La piccola Maria è legata a Tzia Bonaria, insieme alla quale, senza che il lettore trovi il tempo d'accorgersene, diviene donna. Ma Maria non sa ancora che l’Accabadora s’addentra silenziosa per le strade, di notte, invisibile perfino ai vivi, avvolta nel suo scialle nero. Va a porre fine alle vite con le quali la stessa Maria è venuta a contatto, nella piccola Soreni. Ogni tentativo operato dai personaggi del romanzo per ristabilire un ordine, seppure precario, agli avvenimenti più precari della vita, è sventato dalla figura dell’Accabadora, puntuale come la morte, l'evento che porta con sé.
Tanto remissiva alle sue colpe, nei momenti di debolezza, l'Accabadora è tuttavia altrettanto risoluta quando sia giunto il tempo di commetterle.

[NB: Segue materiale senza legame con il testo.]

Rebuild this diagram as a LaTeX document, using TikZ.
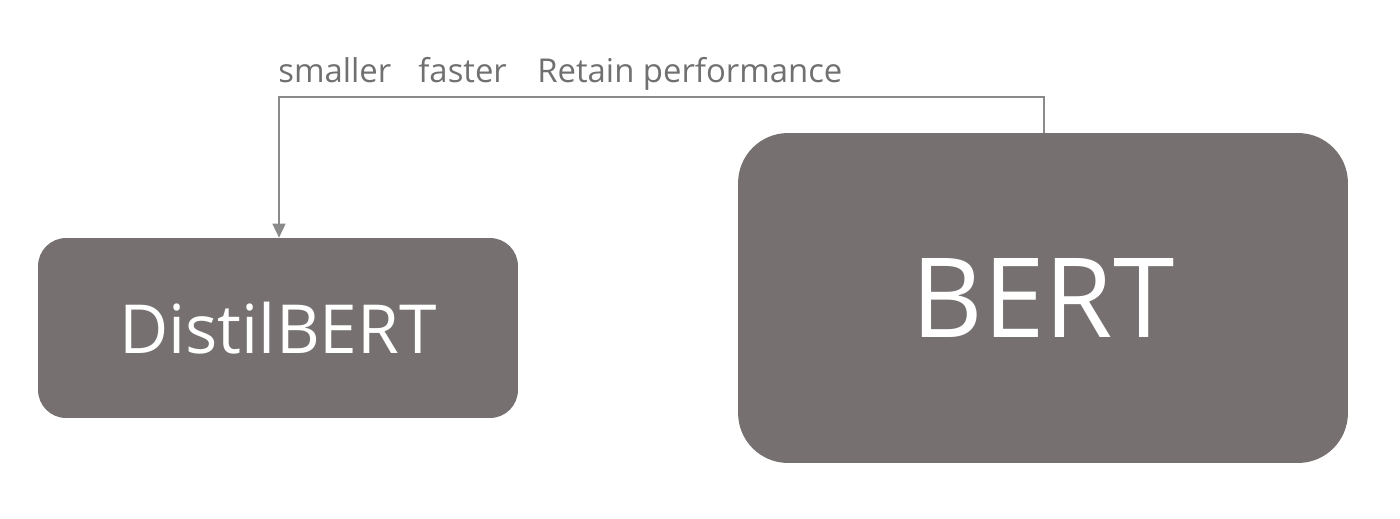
\documentclass[tikz,border=0pt]{standalone}
\usepackage{fontspec}
\setmainfont{Open Sans}
\usetikzlibrary{arrows.meta}
\definecolor{boxgray}{HTML}{767170}
\definecolor{linegray}{HTML}{8A8A8A}
\definecolor{textgray}{HTML}{707070}
\tikzset{
  modelbox/.style={fill=boxgray, draw=none, text=white, inner sep=0pt, anchor=center},
  lbl/.style={text=textgray, anchor=base west, inner sep=0pt, font=\fontsize{18.7}{22}\selectfont},
  conn/.style={draw=linegray, line width=0.9pt, -{Triangle[length=0.28cm,width=0.26cm]}}
}
\begin{document}
\begin{tikzpicture}[x=0.02cm,y=-0.02cm]
\useasboundingbox (0,0) rectangle (1400,518);
\node[modelbox, rounded corners=0.56cm, minimum width=9.6cm, minimum height=3.6cm,
  font=\fontsize{38.5}{44}\selectfont] (distil) at (278,328) {DistilBERT};
\node[modelbox, rounded corners=1.0cm, minimum width=12.2cm, minimum height=6.6cm,
  font=\fontsize{63}{70}\selectfont] (bert) at (1043,298) {BERT};
\coordinate (c1) at (1044,97);
\coordinate (c2) at (279,97);
\draw[conn] (bert.north -| c1) -- (c1) -- (c2) -- (distil.north -| c2);
\node[lbl] (l1) at (278,82) {smaller};
\node[lbl] (l2) at (418,82) {faster};
\node[lbl] (l3) at (537,82) {Retain performance};
\end{tikzpicture}
\end{document}
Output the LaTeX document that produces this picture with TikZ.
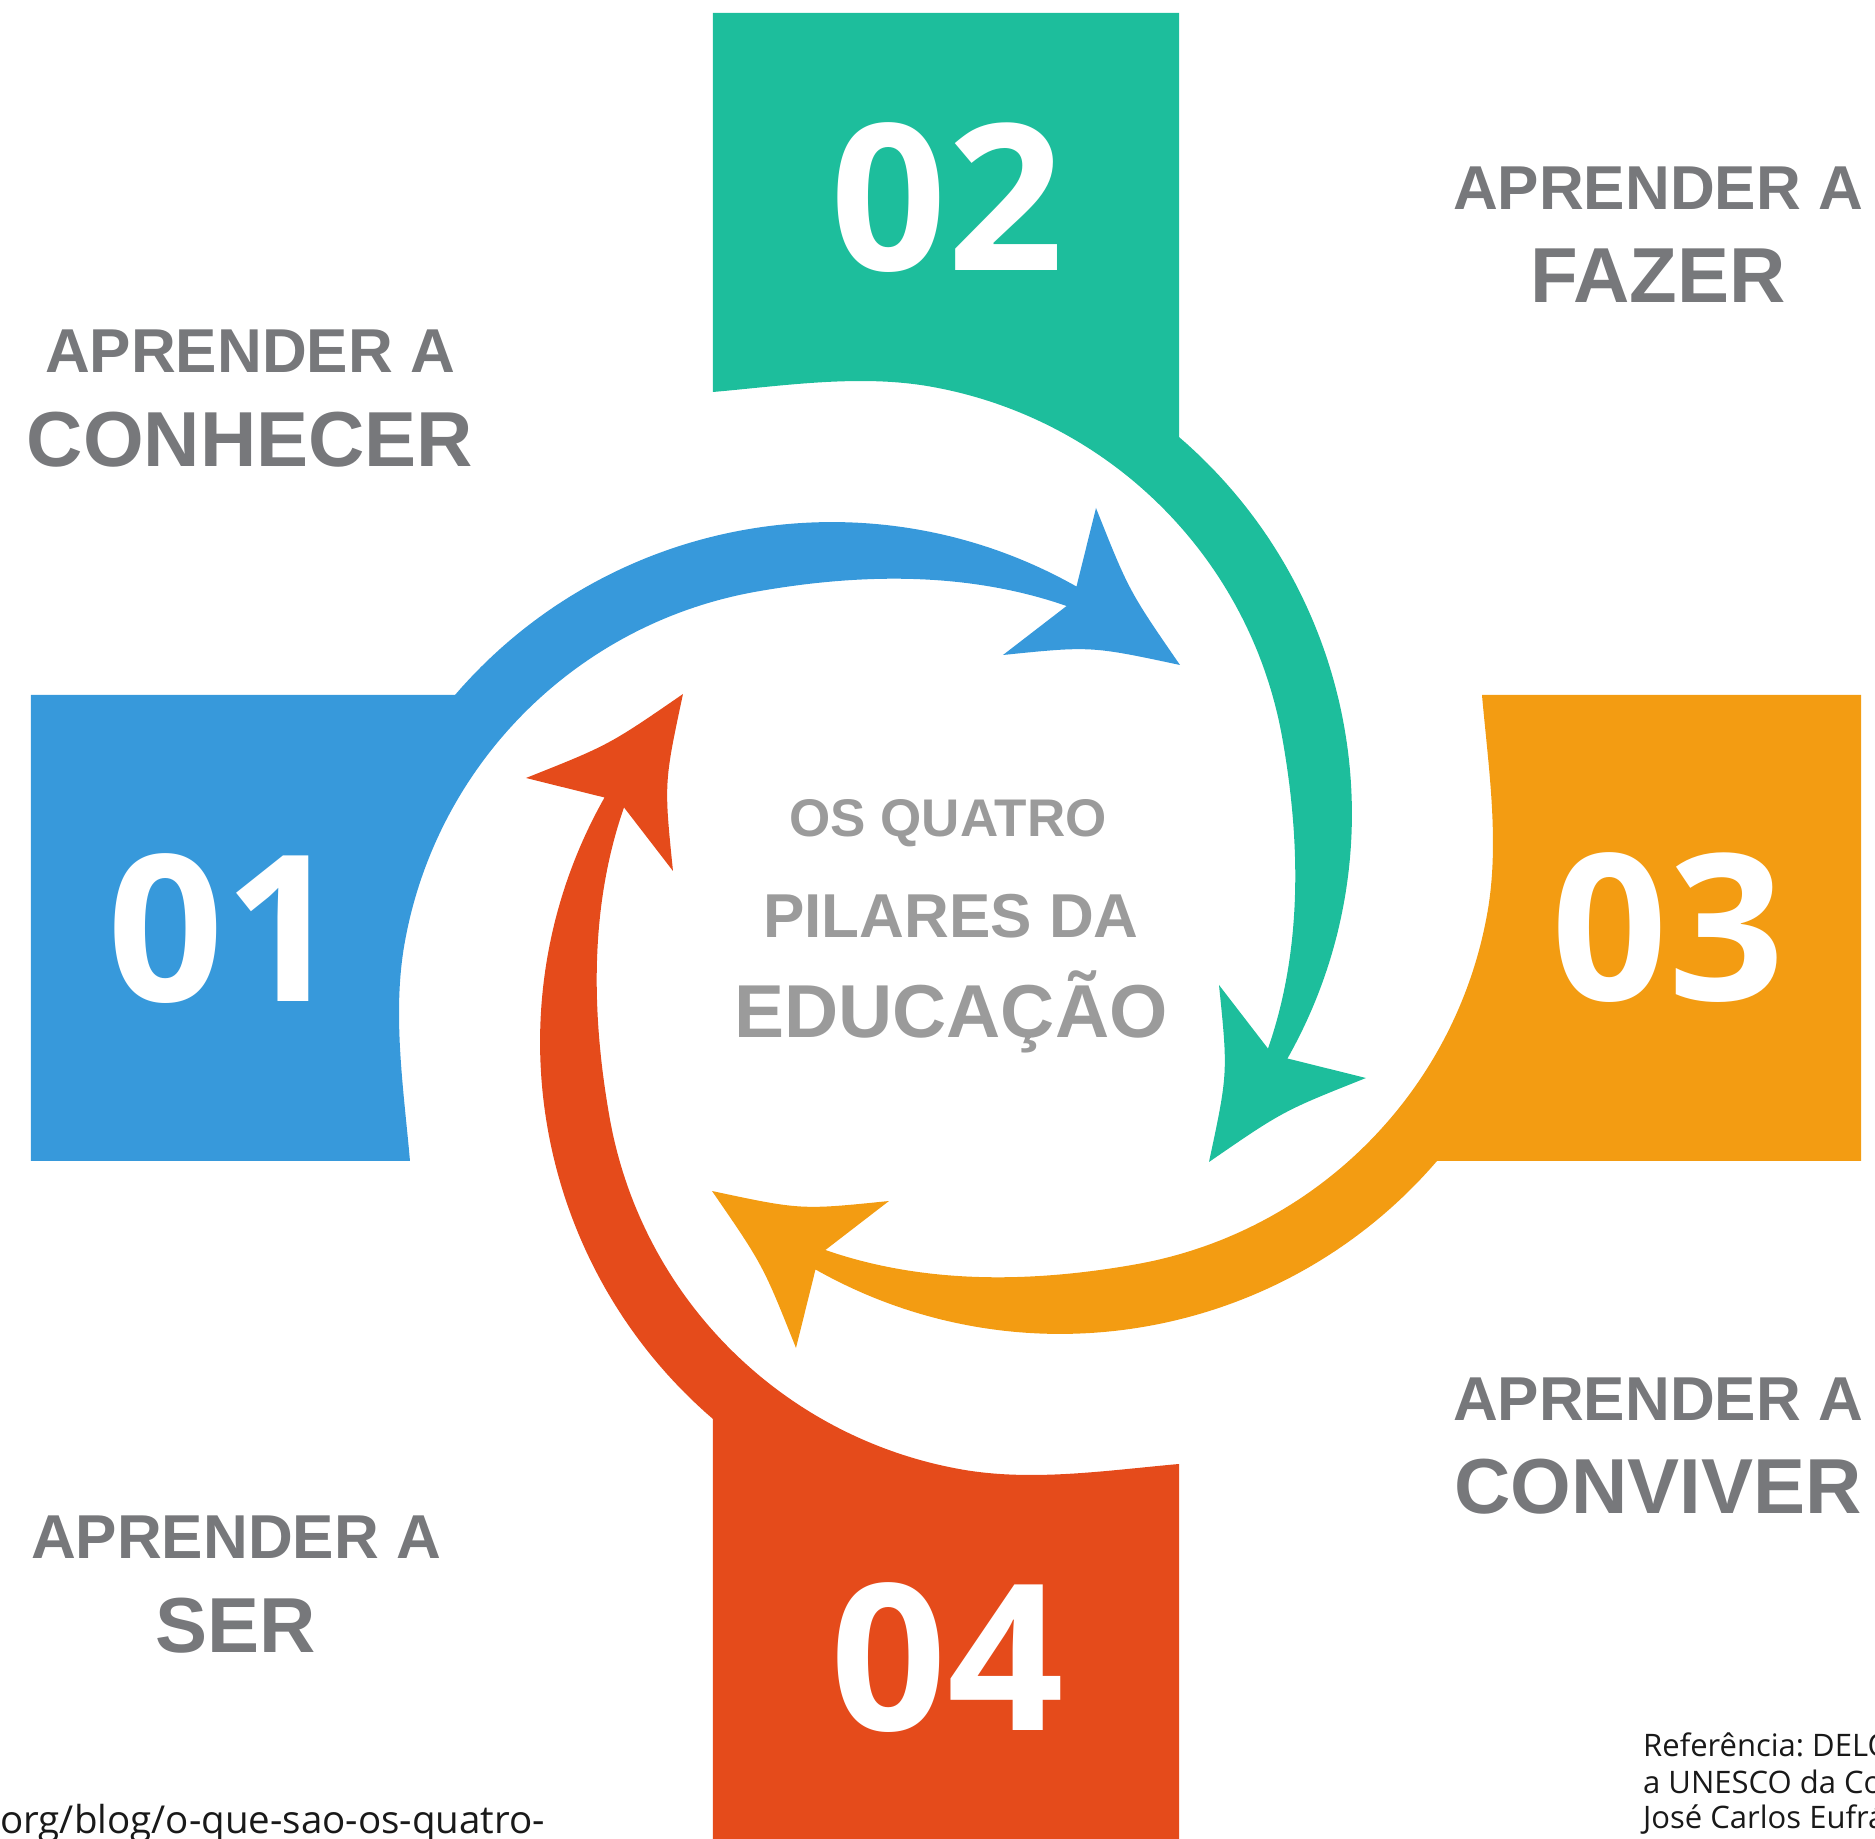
\documentclass[tikz,border=0pt]{standalone}
\usepackage{fontspec}
\newfontfamily\numfont{Open Sans}
\newfontfamily\labelfont{Liberation Sans}
\definecolor{pilarblue}{HTML}{3799DB}
\definecolor{pilargreen}{HTML}{1DBE9C}
\definecolor{pilarorange}{HTML}{F39C12}
\definecolor{pilarred}{HTML}{E54B1B}
\definecolor{labelgray}{HTML}{77787B}
\definecolor{centergray}{HTML}{9B9B9B}
\frenchspacing
\tikzset{
    pillarnum/.style={text=white, inner sep=0, anchor=base, font=\numfont\bfseries\fontsize{204}{204}\selectfont},
    labelsmall/.style={text=labelgray, inner sep=0, anchor=base, font=\labelfont\bfseries\fontsize{62}{62}\selectfont},
    labelbig/.style={text=labelgray, inner sep=0, anchor=base, font=\labelfont\bfseries\fontsize{78}{78}\selectfont},
    refline/.style={text=black!90, inner sep=0, anchor=base west, font=\numfont\fontsize{31}{36}\selectfont}
}
\begin{document}
\begin{tikzpicture}[x=1pt,y=1pt]
    \useasboundingbox (-946,-911) rectangle (929,928);
    %draw the four pillars
    \foreach \ang/\col in {0/pilarblue,-90/pilargreen,-180/pilarorange,-270/pilarred}
        {%
            \fill[\col, rotate=\ang] (-915,233) -- (-491,233)
                arc[start angle=139.3, end angle=60.5, radius=497]
                -- (150,420) .. controls (183,337) .. (234,263)
                .. controls (145,282) .. (57,273)
                -- (120.6,322) .. controls (21.5,356.5) and (-86,354.7) .. (-189.4,336.4)
                arc[start angle=100, end angle=170, radius=434]
                .. controls (-553.9,-86.5) and (-542.3,-161.3) .. (-536,-233)
                -- (-915,-233) -- cycle;
        }
    %draw numbers
    \node[pillarnum] (num1) at (-722,-74) {01};
    \node[pillarnum] (num2) at (1,657) {02};
    \node[pillarnum] (num3) at (722,-73) {03};
    \node[pillarnum] (num4) at (1,-802) {04};
    %draw labels
    \node[labelsmall] (conhecer1) at (-696,555) {APRENDER A};
    \node[labelbig] (conhecer2) at (-696,461) {CONHECER};
    \node[labelsmall] (fazer1) at (712,718) {APRENDER A};
    \node[labelbig] (fazer2) at (712,625) {FAZER};
    \node[labelsmall] (conviver1) at (712,-492) {APRENDER A};
    \node[labelbig] (conviver2) at (712,-585) {CONVIVER};
    \node[labelsmall] (ser1) at (-710,-630) {APRENDER A};
    \node[labelbig] (ser2) at (-710,-724) {SER};
    %draw title
    \node[labelsmall, text=centergray, font=\labelfont\bfseries\fontsize{53}{53}\selectfont] (title1) at (2,91) {OS QUATRO};
    \node[labelsmall, text=centergray, font=\labelfont\bfseries\fontsize{62}{62}\selectfont] (title2) at (5,-10) {PILARES DA};
    \node[labelsmall, text=centergray, font=\labelfont\bfseries\fontsize{75}{75}\selectfont] (title3) at (5,-110) {EDUCAÇÃO};
    %draw reference
    \node[refline, font=\numfont\fontsize{38.5}{42}\selectfont] (link) at (-946,-905) {org/blog/o-que-sao-os-quatro-};
    \node[refline] (ref1) at (697,-828) {Referência: DELO};
    \node[refline] (ref2) at (697,-865) {a UNESCO da Co};
    \node[refline] (ref3) at (697,-900) {José Carlos Eufrá};
\end{tikzpicture}
\end{document}
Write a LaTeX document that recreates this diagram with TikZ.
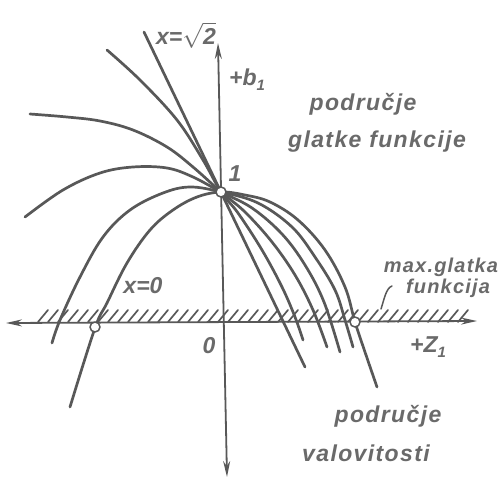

Queste due pratiche raccontate nel romanzo conferiscono all’Accabadora una lontananza storica; ma che non si perde troppo lontano, nella storia. Ed una distanza antropologica, ma che si trattiene, fra le tante punte liriche del romanzo della Murgia, nei confini etici dell’umano. Ed è proprio il dibattito sull’umano, su cosa sia giusto e cosa sia soltanto morale, ad intrecciarsi nei dialoghi dei protagonisti. Tale dibattito è tenuto in ragione della distanza fra ciò che essi credono e il modo in cui le loro azioni sono accolte dagli abitanti di Soreni. Ma non solo quelli di Soreni: il dialogo di questi personaggi si inserisce nel dibattito oggi attuale sui temi di eutanasia e adozione. Lo affronta da una certa distanza, lo pone sotto la luce di una Sardegna tradizionalista, quasi atavica.

Una lontananza spaziale e temporale conferisce all’Accabadora, nei termini di ambientazione e d'atmosfera narrativa, un sentore di isolamento che ricorda qualcosa dei luoghi più sperduti della letteratura. Il parente più illustre della Soreni della Murgia è forse la Macondo di Marquez. Questi luoghi traggono specificità dalla loro dimenticanza d’un mondo civilizzato. In questi luoghi, è possibile che gli zingari si spingano ai confini del mondo a far conoscere il ghiaccio (Marquez, Cent’anni di solitudine). Ma in questi luoghi prende forma anche la Sardegna delle tradizioni che Michela Murgia ci ha raccontato magistralmente nell’Accabadora.